» SOURCE EXCERPT:
# # # # #
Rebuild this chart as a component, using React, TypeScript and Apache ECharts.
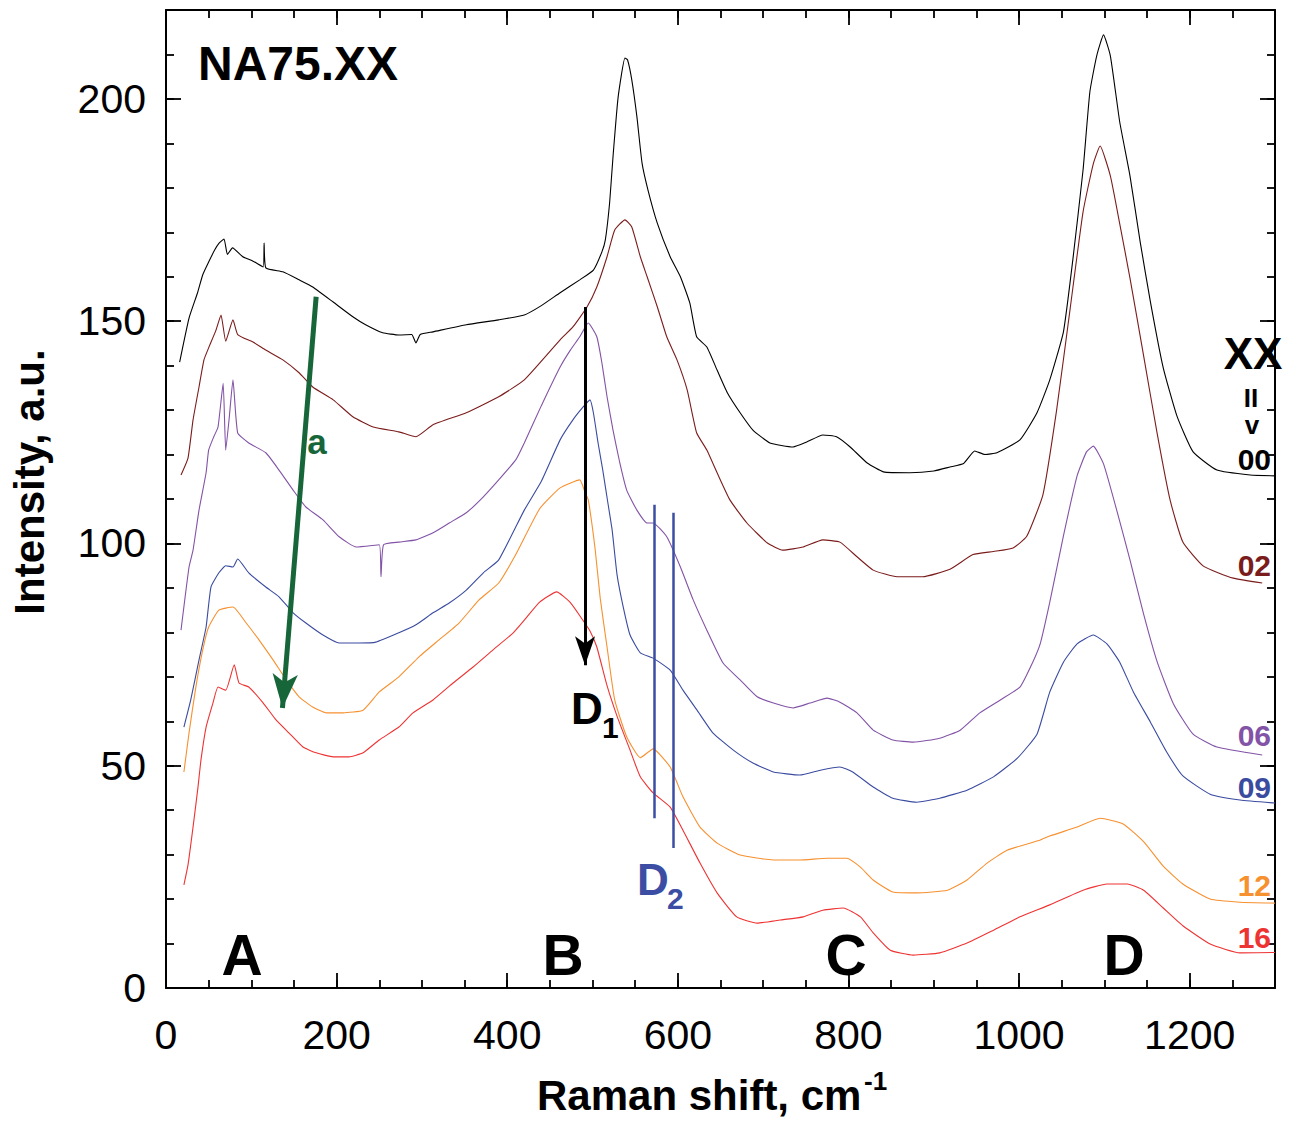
import React, { useEffect, useRef } from "react";
import * as echarts from "echarts";

// ---- data: [Raman shift (cm-1), intensity (a.u.)] ----
const s00: number[][] = [[16,140.8],[27,150.7],[37,156.4],[43,160.4],[50,163.3],[57,166],[62,167.5],[68,168.5],[72,165],[78,166.5],[90,164.5],[102,163.5],[114,162.2],[115,167.6],[117,162],[137,161.1],[156,159.3],[172,157.7],[196,154.3],[219,151],[234,149.2],[254,147.4],[273,146.9],[288,147],[293,145.1],[298,147],[313,147.6],[352,149.2],[390,150.3],[420,151.4],[440,153.5],[462,156.4],[485,159.3],[501,161.5],[511,165.6],[515,168.3],[520,176.6],[524,187],[530,200.4],[538,209.2],[541,208.8],[546,204.3],[552,196],[558,185.6],[565,179.5],[576,172],[591,164.5],[603,160],[614,154.1],[622,146.5],[634,144.2],[646,139],[658,133.9],[673,129.4],[688,125.5],[708,122.6],[735,121.7],[751,122.8],[770,124.4],[786,124],[802,121.7],[822,118.1],[841,116.1],[872,115.9],[900,116.3],[919,117.2],[935,118],[948,120.8],[960,120],[974,120.4],[1001,123.3],[1021,129.4],[1036,136.8],[1052,147.6],[1063,163.8],[1075,184],[1083,201.6],[1091,209.7],[1099,214.4],[1107,209.7],[1118,194.8],[1130,182.7],[1142,167.8],[1154,154.3],[1169,139.5],[1185,128.7],[1204,120.6],[1232,116.5],[1271,115.4],[1300,115.2]];
const s02: number[][] = [[17.6,115.4],[25.8,119.2],[31.7,127.8],[38.7,135.2],[44.5,141.3],[50,144],[58.6,148],[64.5,151.4],[70,145.5],[78.5,150.3],[84,147],[102,145.3],[117,143.5],[137,141.3],[156,138.4],[172,135.2],[196,132.3],[219,128.5],[243,126.2],[273,125.1],[293,124],[313,126.7],[352,129.4],[390,133],[420,136.8],[462,145.8],[477,148.7],[493.5,153.2],[505,157.7],[517,164.5],[526,170.5],[538,172.8],[546,171.2],[556,164.5],[564,160],[576,153.2],[587,146.5],[599,141.3],[611,134.5],[622,124.9],[634,121],[646,115.9],[661,109.8],[681,104.6],[705,100.1],[723,98.5],[747,99.2],[770,100.8],[790,100.3],[810,97],[829,94],[857,92.5],[887,92.5],[919,94.2],[946,97.5],[970,98.2],[993,99],[1009,101.6],[1028,111],[1044,130],[1060,153],[1075,174.6],[1087,185.4],[1095,189.4],[1107,182.7],[1118,171.9],[1130,159.7],[1146,142.2],[1162,124.6],[1177,109.8],[1192,100.3],[1216,94.9],[1251,92.2],[1285,91.1]];
const s06: number[][] = [[17.6,80.5],[27,94.7],[31.7,98.5],[38.7,107.5],[47,115.9],[50,121],[56,124],[61,126.2],[67,136],[70,121],[74,128],[78.5,136.8],[84,124.9],[97,122.6],[117,120.4],[132.5,116.5],[149,112],[164,108.2],[184,105.3],[203,101.5],[223,99.2],[250,99.7],[252,92.5],[255,99.7],[273,100.3],[293,100.8],[313,102.4],[332,104.6],[352,106.9],[372,110.5],[390,114.3],[410,118.8],[420,122.6],[440,131],[462,139.7],[474,143.5],[485,146.5],[495,149.6],[505,146.5],[511,140.6],[517,133],[524,125.5],[532,118.1],[540,112],[552,107.5],[564,104.6],[571,104.6],[587,101.5],[603,94.7],[618,87.3],[634,80.5],[653,73.1],[673,69.3],[693,65.5],[712,64.1],[735,63],[755,64.1],[775,65.2],[790,64.3],[810,61.9],[829,58],[852,55.8],[876,55.3],[907,56.2],[931,58],[954,61.9],[978,64.8],[1001,67.7],[1016,73.3],[1025,77.6],[1036,86.8],[1052,101.7],[1068,115.2],[1079,120.6],[1087,121.9],[1099,117.9],[1115,107.1],[1130,96.3],[1146,84.1],[1162,73.3],[1181,63.9],[1204,57.1],[1232,54.2],[1285,52.4]];
const s09: number[][] = [[21,58.7],[29,64.8],[38.7,73.8],[47,81.2],[52.7,90.2],[62,93.4],[70,95],[78.5,94.7],[84,96.5],[97,93.4],[117,90.2],[132.5,88],[149,84.4],[164,82.1],[184,79.4],[203,77.6],[226,77.6],[246,77.8],[273,79.9],[293,81.7],[313,84.4],[332,86.6],[352,89.5],[372,93.4],[390,96.3],[420,107.5],[440,114],[462,123.3],[477,127.8],[489,130.7],[497,132.3],[501,129.4],[506.5,122.6],[512,116.5],[518,109.1],[523,103],[528.7,93],[536,85.7],[544,79.4],[556,75.4],[571,74.2],[591,71.5],[606,67],[622.5,62.5],[641,57.4],[665,53.5],[688,50.6],[712,48.6],[743,47.9],[767,49],[790,49.7],[805,48.6],[829,45.2],[852,42.7],[880,41.8],[907,42.7],[939,44.5],[970,47.5],[998,51.7],[1021,57.1],[1036,66.6],[1052,73.3],[1068,77.4],[1087,79.4],[1103,77.4],[1118,73.3],[1134,66.6],[1154,59.8],[1173,53.1],[1192,47.7],[1224,43.6],[1259,42.3],[1300,41.6]];
const s12: number[][] = [[21,48.6],[27,57.4],[35,67.7],[43,76],[50,81.2],[62,85],[78.5,85.7],[94,82.1],[109,78.3],[125.5,73.8],[141,69.3],[156,65.5],[172,63.2],[187.5,61.9],[207.5,61.9],[231,62.5],[250,66.6],[273,70],[296.6,74.5],[320,78.3],[343.5,82.1],[367,87.3],[390,91.1],[410,97.5],[438,107.8],[462,112.5],[485,114.3],[491,111.6],[495,109.8],[503,98.8],[509,87.7],[517,76.7],[526,64.8],[540,56.5],[556,51.8],[571,53.8],[591,49.7],[606,43],[626,36.2],[646,32.6],[673,29.9],[712,28.8],[743,28.8],[775,29.2],[798,29.2],[814,27.2],[829,24.3],[852,21.6],[880,21.4],[916,22],[939,24.3],[962.5,28.1],[986,31],[1025,33.3],[1036,34.2],[1068,36.2],[1095,38.2],[1122,36.9],[1146,32.9],[1169,27.4],[1192,23.4],[1224,20],[1259,19.3],[1300,19.1]];
const s16: number[][] = [[21,23.2],[25.8,27.7],[31.7,36.2],[37.5,45.2],[41,51.3],[47,58.7],[55,64.1],[61,67.7],[70,67],[80,72.7],[85.6,68.6],[97,67.7],[114,64.1],[129,60.3],[144,57.4],[160.6,54.2],[176,52.9],[196,52],[214.5,52],[231,52.9],[250,55.8],[273,58.7],[289.5,61.9],[313,64.8],[336.5,68.6],[360,72.2],[383,76],[407,79.9],[422,83.2],[438,86.8],[458,89.1],[473.6,86.8],[487.7,83],[497,80.3],[505,76.7],[517,68],[529,61],[544,53.5],[556,47.5],[571,43.9],[591,40.7],[606,35.5],[626,28.1],[646,21.4],[669,16],[693,14.6],[720,15.3],[747,16],[770,17.5],[794,18],[814,16],[829,12.4],[849,8.5],[876,7.4],[907,7.9],[939,10.1],[970,13],[1001,16],[1036,18.7],[1075,22],[1103,23.4],[1127,23.4],[1146,22],[1169,18],[1192,14],[1224,9.9],[1259,7.9],[1300,8]];

const seriesNames = ["00", "02", "06", "09", "12", "16"];
const seriesColors = ["#000000", "#7b1c1c", "#8253a6", "#3a4ba0", "#f7902f", "#ee3333"];
const seriesData = [s00, s02, s06, s09, s12, s16];

// annotation lines in data coordinates
const greenArrow = [[176, 155.5], [136.5, 63.0]];
const d1Arrow = [[491.2, 153.2], [491.2, 72.6]];
const d2Lines = [[[572.1, 108.7], [572.1, 38.2]], [[594.4, 106.9], [594.4, 31.5]]];

const xTickLabels = { min: 0, max: 1300, major: 200, minor: 50 };
const yTickLabels = { min: 0, max: 220, major: 50, minor: 10 };

const FONT = "'Liberation Sans', Arial, Helvetica, sans-serif";

export default function App() {
  const ref = useRef<HTMLDivElement>(null);
  useEffect(() => {
    if (!ref.current) return;
    const chart = echarts.init(ref.current, null, { renderer: "svg" });

    const axisLine = { show: true, onZero: false, lineStyle: { color: "#000", width: 2 } };
    const noLine = { show: false, onZero: false };
    const tickStyle = { color: "#000", width: 1.8 };
    const mkX = (position: string, interval: number, major: boolean, labels: boolean) => ({
      type: "value",
      position,
      min: xTickLabels.min,
      max: xTickLabels.max,
      interval,
      axisLine: major ? axisLine : noLine,
      axisTick: { show: true, inside: true, length: major ? 15 : 8, lineStyle: tickStyle },
      axisLabel: labels
        ? {
            show: true, fontSize: 41, color: "#000", margin: 26, showMaxLabel: false, fontFamily: FONT,
            formatter: (v: number) => String(v),
          }
        : { show: false },
      splitLine: { show: false },
    });
    const mkY = (position: string, interval: number, major: boolean, labels: boolean) => ({
      type: "value",
      position,
      min: yTickLabels.min,
      max: yTickLabels.max,
      interval,
      axisLine: major ? axisLine : noLine,
      axisTick: { show: true, inside: true, length: major ? 15 : 8, lineStyle: tickStyle },
      axisLabel: labels
        ? {
            show: true, fontSize: 41, color: "#000", margin: 20, showMaxLabel: false, fontFamily: FONT,
            formatter: (v: number) => String(v),
          }
        : { show: false },
      splitLine: { show: false },
    });

    const lines = seriesNames.map((n, i) => ({
      name: n,
      type: "line",
      data: seriesData[i],
      xAxisIndex: 0,
      yAxisIndex: 0,
      showSymbol: false,
      smooth: 0.15,
      lineStyle: { color: seriesColors[i], width: 1.1 },
      itemStyle: { color: seriesColors[i] },
      z: 2,
    }));

    const markSeries = (data: any[], color: string, width: number, endSymbol: string, endSize: number[]) => ({
      type: "line",
      data: [],
      xAxisIndex: 0,
      yAxisIndex: 0,
      silent: true,
      z: 5,
      markLine: {
        silent: true,
        animation: false,
        symbol: ["none", endSymbol],
        symbolSize: endSize,
        label: { show: false },
        emphasis: { disabled: true },
        lineStyle: { color, width, type: "solid" },
        data,
      },
    });

    const green = markSeries(
      [[{ coord: greenArrow[0] }, { coord: greenArrow[1] }]],
      "#17663a", 5, "arrow", [19, 34]
    );
    const d1 = markSeries(
      [[{ coord: d1Arrow[0] }, { coord: d1Arrow[1] }]],
      "#000000", 3, "arrow", [15, 29]
    );
    const d2 = markSeries(
      d2Lines.map((l) => [{ coord: l[0] }, { coord: l[1] }]),
      "#3b4ea3", 2.5, "none", [0, 0]
    );

    const txt = (text: string, x: number, y: number, size: number, color = "#000", align = "center", extra: any = {}) => ({
      type: "text",
      x,
      y,
      z: 10,
      silent: true,
      ...extra,
      style: {
        text,
        fill: color,
        font: `bold ${size}px ${FONT}`,
        textAlign: align,
        textVerticalAlign: "middle",
      },
    });

    chart.setOption({
      animation: false,
      textStyle: { fontFamily: FONT },
      grid: { left: 166, right: 20, top: 10, bottom: 134, containLabel: false },
      xAxis: [
        mkX("bottom", xTickLabels.major, true, true),
        mkX("top", xTickLabels.major, true, false),
        mkX("top", xTickLabels.minor, false, false), // becomes bottom (top already used)
        mkX("bottom", xTickLabels.minor, false, false), // becomes top
      ],
      yAxis: [
        mkY("left", yTickLabels.major, true, true),
        mkY("right", yTickLabels.major, true, false),
        mkY("right", yTickLabels.minor, false, false), // becomes left
        mkY("left", yTickLabels.minor, false, false), // becomes right
      ],
      series: [...lines, green, d1, d2],
      graphic: [
        txt("NA75.XX", 198, 63, 48, "#000", "left"),
        txt("A", 242, 955, 57),
        txt("B", 563, 955, 57),
        txt("C", 846, 955, 57),
        txt("D", 1124, 955, 57),
        txt("a", 317, 441, 35, "#17663a"),
        txt("D", 571, 708, 44, "#000", "left"),
        txt("1", 602, 727, 30, "#000", "left"),
        txt("D", 637, 879, 44, "#3b4ea3", "left"),
        txt("2", 667, 898, 30, "#3b4ea3", "left"),
        txt("XX", 1253, 353, 44),
        txt("II", 1251, 398, 26),
        txt("v", 1252, 425, 26),
        ...seriesNames.map((n, i) => txt(n, 1271, [459, 565, 735, 787, 885, 937][i], 30, seriesColors[i], "right")),
        txt("Intensity, a.u.", 29, 482, 42, "#000", "center", { rotation: Math.PI / 2 }),
        txt("Raman shift, cm", 537, 1095, 42, "#000", "left"),
        txt("-1", 864, 1081, 26, "#000", "left"),
      ],
    });
    return () => chart.dispose();
  }, []);
  return (
    <div
      ref={ref}
      style={{ position: "absolute", left: 0, top: 0, width: 1295, height: 1122, background: "#fff" }}
    />
  );
}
# # # # #
Your task is to return the lines above, from the first one up to and including the line containing "import * as", minus any pictures.

» WRITTEN ANSWER:
Rebuild this chart as a component, using React, TypeScript and Apache ECharts.
import React, { useEffect, useRef } from "react";
import * as echarts from "echarts";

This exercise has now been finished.